# [Data excerpt]
--------------------------------------------------

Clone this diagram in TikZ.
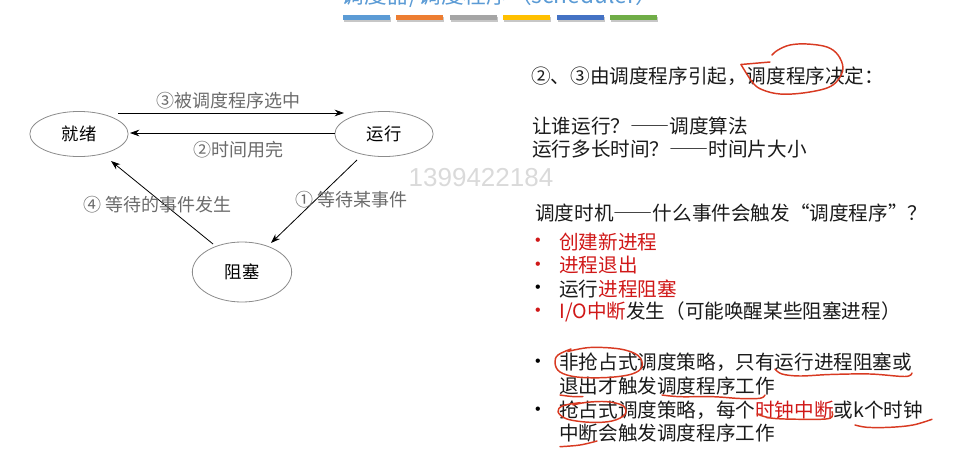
\documentclass[tikz,border=0pt]{standalone}
\usepackage{fontspec}
\setmainfont{Noto Sans CJK SC}
\newfontfamily\bulletfont{Liberation Sans}
\newfontfamily\markfont{Liberation Sans}
\newcommand\fw[1]{{\addfontfeature{CharacterWidth=Full}#1}}
\usetikzlibrary{arrows.meta,shapes.geometric}
\definecolor{titleblue}{HTML}{5B9BD5}
\definecolor{barblue}{HTML}{5B9BD5}
\definecolor{barorange}{HTML}{ED7D31}
\definecolor{bargray}{HTML}{A5A5A5}
\definecolor{baryellow}{HTML}{FFC000}
\definecolor{bardark}{HTML}{4472C4}
\definecolor{bargreen}{HTML}{70AD47}
\definecolor{ovalline}{HTML}{8C8C8C}
\definecolor{lblgray}{HTML}{6B6B6B}
\definecolor{wmgray}{HTML}{DADADA}
\definecolor{keyred}{HTML}{D01818}
\definecolor{penred}{HTML}{D83A22}
\definecolor{inkblack}{HTML}{1A1A1A}

\begin{document}
\begin{tikzpicture}[x=0.75pt, y=-0.75pt,
  state/.style = {ellipse, draw=ovalline, line width=0.6pt, fill=white,
                  minimum width=73.7pt, minimum height=33.8pt, inner sep=0pt,
                  font=\fontsize{13}{15}\selectfont, text=black},
  ln/.style    = {-{Stealth[length=7pt, width=5pt]}, draw=black, line width=0.6pt},
  lbl/.style   = {font=\fontsize{13.5}{16}\selectfont, text=lblgray, inner sep=2pt},
  txt/.style   = {anchor=west, inner sep=0pt, text=inkblack, font=\fontsize{14.7}{17}\selectfont},
  dot/.style   = {inner sep=0pt, font=\bulletfont\fontsize{12}{14}\selectfont},
  pen/.style   = {draw=penred, line width=1.1pt, line cap=round, line join=round},
]
\useasboundingbox (0,0) rectangle (958,471);

% --- slide title (cut off at the top) and the colour strip ---------------------------------------
\begin{scope}
  \clip (0,0) rectangle (958,471);
  \node[anchor=base, inner sep=0pt, text=titleblue, font=\fontsize{17}{20}\selectfont]
    (title) at (500,3) {调度器/调度程序（scheduler）};
\end{scope}
\foreach \c [count=\i from 0] in {barblue,barorange,bargray,baryellow,bardark,bargreen} {
  \fill[black!22] (344+53.4*\i,16.5) rectangle ++(47,5);
  \fill[\c] (343+53.4*\i,15) rectangle ++(47,5);
}

% --- the three states ----------------------------------------------------------------------------
\node[state] (ready)   at (79,134)  {就绪};
\node[state] (running) at (384,134) {运行};
\node[state, minimum width=74.5pt, minimum height=45pt] (blocked) at (242,272) {阻塞};

% --- transitions ---------------------------------------------------------------------------------
\draw[ln] ([shift={(39,-21)}]ready.center) -- node[lbl, above=1pt, pos=.49] (lsel) {③被调度程序选中}
          ([shift={(-40,-21)}]running.center);
\draw[ln] ([shift={(-49,-1)}]running.center) -- node[lbl, below=4pt, pos=.47] (lout) {②时间用完}
          ([shift={(51,-1)}]ready.center);
\draw[ln] ([shift={(-27,26)}]running.center) -- node[lbl, pos=.48, xshift=26.6pt] (lwait) {① 等待某事件}
          ([shift={(29,-29)}]blocked.center);
\draw[ln] ([shift={(-29,-28)}]blocked.center) -- node[lbl, pos=.47, xshift=-6pt] (lwake) {④ 等待的事件发生}
          ([shift={(32,27)}]ready.center);

\node[text=wmgray, inner sep=0pt, font=\markfont\fontsize{19.5}{22}\selectfont] (wm) at (481,177.5) {1399422184};

% --- who decides ---------------------------------------------------------------------------------
\node[txt] (cause)   at (531,76.5) {②、③由调度程序引起，调度程序决定：};
\node[txt] (who)     at (532,126)  {让谁运行？\fw{——}调度算法};
\node[txt] (howlong) at (532,149)  {运行多长时间？\fw{——}时间片大小};

% --- when it runs --------------------------------------------------------------------------------
\node[txt] (when) at (535,213) {调度时机\fw{——}什么事件会触发\fw{“}调度程序\fw{”}？};
\node[dot, text=keyred] (b1) at (538,242)   {•};
\node[txt] (e1) at (559,242)   {\color{keyred}创建新进程};
\node[dot, text=keyred] (b2) at (538,265.5) {•};
\node[txt] (e2) at (559,265.5) {\color{keyred}进程退出};
\node[dot] (b3) at (538,289) {•};
\node[txt] (e3) at (559,289)   {运行{\color{keyred}进程阻塞}};
\node[dot, text=keyred] (b4) at (538,312) {•};
\node[txt] (e4) at (559,312)   {{\color{keyred}I/O中断}发生（可能唤醒某些阻塞进程）};

% --- the two policies ----------------------------------------------------------------------------
\node[dot] (b5) at (538,362.5) {•};
\node[txt] (p1) at (559,362.5) {非抢占式调度策略，只有运行进程阻塞或};
\node[txt] (p2) at (559,386.5) {退出才触发调度程序工作};
\node[dot] (b6) at (538,410.5) {•};
\node[txt] (p3) at (559,410.5) {抢占式调度策略，每个{\color{keyred}时钟中断}或k个时钟};
\node[txt] (p4) at (559,433.5) {中断会触发调度程序工作};

% --- pen marks -----------------------------------------------------------------------------------
\draw[pen] (770,62) -- (741,64.5);
\draw[pen] plot[smooth, tension=.6] coordinates {(741,64.5) (753,83) (763,90) (780,94) (803,93)
  (827,88) (838,80) (843,68) (838,55) (827,47) (807,44) (790,45) (778,50) (772,55)};
\draw[pen] plot[smooth, tension=.6] coordinates {(571,349) (558,355) (555,363) (560,372) (577,377)
  (607,377.5) (632,374) (642,366.5) (638,355.5) (620,349) (590,347.5) (568,351.5)};
\draw[pen] plot[smooth, tension=.6] coordinates {(775,369) (782,374) (800,376) (830,374.5) (870,374)
  (905,376.5) (912,373)};
\draw[pen] plot[smooth, tension=.6] coordinates {(560,395) (572,396.5) (583,396.5)};
\draw[pen] plot[smooth, tension=.6] coordinates {(662,395) (680,396.7) (713,396.7) (740,398.5)
  (760,398.3) (765,395)};
\draw[pen] plot[smooth, tension=.6] coordinates {(580,402.7) (563,405.7) (558,411.7) (567,419)
  (590,422.3) (612,421) (625,414.3) (623,405.7) (607,401.7) (587,402.3) (573,405)};
\draw[pen] plot[smooth, tension=.6] coordinates {(757,414) (773,418.3) (807,419.3) (830,418.3)
  (832,411.7)};
\draw[pen] plot[smooth, tension=.6] coordinates {(855,425) (867,427.3) (890,427.3) (913,425)
  (932,419.3)};
\draw[pen] plot[smooth, tension=.6] coordinates {(560,446.7) (580,445) (597,441)};

\end{tikzpicture}
\end{document}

--------------------------------------------------

# [To be done]
Pictures are excluded; output everything else in the data verbatim.

# [Written solution]
Clone this diagram in TikZ.
\documentclass[tikz,border=0pt]{standalone}
\usepackage{fontspec}
\setmainfont{Noto Sans CJK SC}
\newfontfamily\bulletfont{Liberation Sans}
\newfontfamily\markfont{Liberation Sans}
\newcommand\fw[1]{{\addfontfeature{CharacterWidth=Full}#1}}
\usetikzlibrary{arrows.meta,shapes.geometric}
\definecolor{titleblue}{HTML}{5B9BD5}
\definecolor{barblue}{HTML}{5B9BD5}
\definecolor{barorange}{HTML}{ED7D31}
\definecolor{bargray}{HTML}{A5A5A5}
\definecolor{baryellow}{HTML}{FFC000}
\definecolor{bardark}{HTML}{4472C4}
\definecolor{bargreen}{HTML}{70AD47}
\definecolor{ovalline}{HTML}{8C8C8C}
\definecolor{lblgray}{HTML}{6B6B6B}
\definecolor{wmgray}{HTML}{DADADA}
\definecolor{keyred}{HTML}{D01818}
\definecolor{penred}{HTML}{D83A22}
\definecolor{inkblack}{HTML}{1A1A1A}

\begin{document}
\begin{tikzpicture}[x=0.75pt, y=-0.75pt,
  state/.style = {ellipse, draw=ovalline, line width=0.6pt, fill=white,
                  minimum width=73.7pt, minimum height=33.8pt, inner sep=0pt,
                  font=\fontsize{13}{15}\selectfont, text=black},
  ln/.style    = {-{Stealth[length=7pt, width=5pt]}, draw=black, line width=0.6pt},
  lbl/.style   = {font=\fontsize{13.5}{16}\selectfont, text=lblgray, inner sep=2pt},
  txt/.style   = {anchor=west, inner sep=0pt, text=inkblack, font=\fontsize{14.7}{17}\selectfont},
  dot/.style   = {inner sep=0pt, font=\bulletfont\fontsize{12}{14}\selectfont},
  pen/.style   = {draw=penred, line width=1.1pt, line cap=round, line join=round},
]
\useasboundingbox (0,0) rectangle (958,471);

% --- slide title (cut off at the top) and the colour strip ---------------------------------------
\begin{scope}
  \clip (0,0) rectangle (958,471);
  \node[anchor=base, inner sep=0pt, text=titleblue, font=\fontsize{17}{20}\selectfont]
    (title) at (500,3) {调度器/调度程序（scheduler）};
\end{scope}
\foreach \c [count=\i from 0] in {barblue,barorange,bargray,baryellow,bardark,bargreen} {
  \fill[black!22] (344+53.4*\i,16.5) rectangle ++(47,5);
  \fill[\c] (343+53.4*\i,15) rectangle ++(47,5);
}

% --- the three states ----------------------------------------------------------------------------
\node[state] (ready)   at (79,134)  {就绪};
\node[state] (running) at (384,134) {运行};
\node[state, minimum width=74.5pt, minimum height=45pt] (blocked) at (242,272) {阻塞};

% --- transitions ---------------------------------------------------------------------------------
\draw[ln] ([shift={(39,-21)}]ready.center) -- node[lbl, above=1pt, pos=.49] (lsel) {③被调度程序选中}
          ([shift={(-40,-21)}]running.center);
\draw[ln] ([shift={(-49,-1)}]running.center) -- node[lbl, below=4pt, pos=.47] (lout) {②时间用完}
          ([shift={(51,-1)}]ready.center);
\draw[ln] ([shift={(-27,26)}]running.center) -- node[lbl, pos=.48, xshift=26.6pt] (lwait) {① 等待某事件}
          ([shift={(29,-29)}]blocked.center);
\draw[ln] ([shift={(-29,-28)}]blocked.center) -- node[lbl, pos=.47, xshift=-6pt] (lwake) {④ 等待的事件发生}
          ([shift={(32,27)}]ready.center);

\node[text=wmgray, inner sep=0pt, font=\markfont\fontsize{19.5}{22}\selectfont] (wm) at (481,177.5) {1399422184};

% --- who decides ---------------------------------------------------------------------------------
\node[txt] (cause)   at (531,76.5) {②、③由调度程序引起，调度程序决定：};
\node[txt] (who)     at (532,126)  {让谁运行？\fw{——}调度算法};
\node[txt] (howlong) at (532,149)  {运行多长时间？\fw{——}时间片大小};

% --- when it runs --------------------------------------------------------------------------------
\node[txt] (when) at (535,213) {调度时机\fw{——}什么事件会触发\fw{“}调度程序\fw{”}？};
\node[dot, text=keyred] (b1) at (538,242)   {•};
\node[txt] (e1) at (559,242)   {\color{keyred}创建新进程};
\node[dot, text=keyred] (b2) at (538,265.5) {•};
\node[txt] (e2) at (559,265.5) {\color{keyred}进程退出};
\node[dot] (b3) at (538,289) {•};
\node[txt] (e3) at (559,289)   {运行{\color{keyred}进程阻塞}};
\node[dot, text=keyred] (b4) at (538,312) {•};
\node[txt] (e4) at (559,312)   {{\color{keyred}I/O中断}发生（可能唤醒某些阻塞进程）};

% --- the two policies ----------------------------------------------------------------------------
\node[dot] (b5) at (538,362.5) {•};
\node[txt] (p1) at (559,362.5) {非抢占式调度策略，只有运行进程阻塞或};
\node[txt] (p2) at (559,386.5) {退出才触发调度程序工作};
\node[dot] (b6) at (538,410.5) {•};
\node[txt] (p3) at (559,410.5) {抢占式调度策略，每个{\color{keyred}时钟中断}或k个时钟};
\node[txt] (p4) at (559,433.5) {中断会触发调度程序工作};

% --- pen marks -----------------------------------------------------------------------------------
\draw[pen] (770,62) -- (741,64.5);
\draw[pen] plot[smooth, tension=.6] coordinates {(741,64.5) (753,83) (763,90) (780,94) (803,93)
  (827,88) (838,80) (843,68) (838,55) (827,47) (807,44) (790,45) (778,50) (772,55)};
\draw[pen] plot[smooth, tension=.6] coordinates {(571,349) (558,355) (555,363) (560,372) (577,377)
  (607,377.5) (632,374) (642,366.5) (638,355.5) (620,349) (590,347.5) (568,351.5)};
\draw[pen] plot[smooth, tension=.6] coordinates {(775,369) (782,374) (800,376) (830,374.5) (870,374)
  (905,376.5) (912,373)};
\draw[pen] plot[smooth, tension=.6] coordinates {(560,395) (572,396.5) (583,396.5)};
\draw[pen] plot[smooth, tension=.6] coordinates {(662,395) (680,396.7) (713,396.7) (740,398.5)
  (760,398.3) (765,395)};
\draw[pen] plot[smooth, tension=.6] coordinates {(580,402.7) (563,405.7) (558,411.7) (567,419)
  (590,422.3) (612,421) (625,414.3) (623,405.7) (607,401.7) (587,402.3) (573,405)};
\draw[pen] plot[smooth, tension=.6] coordinates {(757,414) (773,418.3) (807,419.3) (830,418.3)
  (832,411.7)};
\draw[pen] plot[smooth, tension=.6] coordinates {(855,425) (867,427.3) (890,427.3) (913,425)
  (932,419.3)};
\draw[pen] plot[smooth, tension=.6] coordinates {(560,446.7) (580,445) (597,441)};

\end{tikzpicture}
\end{document}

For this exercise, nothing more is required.